Poetic rewilding of lost natures in the urban present
A performative thought that artistically interprets the political-cultural assumptions of environmentalist associations to enhance practical actions to restore nature on a large scale.
The project tends to re-imagine the nature that has disappeared in cities and to restore the memory of the lost environment, through the power of short verses according to the Japanese haiku formula dedicated to the sacredness of existence in the re-living animal and plant.
Project for poetic and performative repairs of the Urban Habitat and enhancement of the Museums of the University of Parma, the University of Bologna and the APE Museum of Parma.
The assets that make up the museum collections, monumental spaces and historical places of the city can dynamically represent the history of the knowledge of humanity, its being a propulsive energy for cultural and social emancipation in our present.

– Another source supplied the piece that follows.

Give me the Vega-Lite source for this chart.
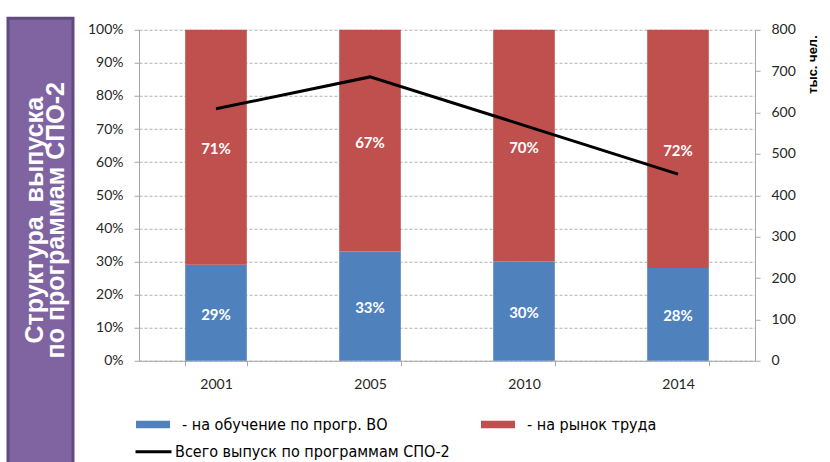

After the presentation and appreciation by IBC - Institute for Artistic, Cultural and Natural Heritage of the Emilia-Romagna Region of the Opera sull'Opera Project, Lenz Fondazione intends to plan actions to reactivate this heritage, through the creation of new maps and new routes in the use of museum assets.
Furthermore, our many installation and performance experiences in large monumental complexes of enormous historical-artistic value such as the Royal Palace of Colorno, the Pilotta, the Archaeological Museum of Parma, the Rocca di San Secondo, the former Ospedale Vecchio, the Guatelli Museum, the Temple of Valera, the former Prison of San Francesco, the Abbey of Valserena, the former Church of San Ludovico have revealed to the public new ways of using monumental spaces, in an aesthetic stratification/activation of the historical heritage through the signs of contemporary artistic languages.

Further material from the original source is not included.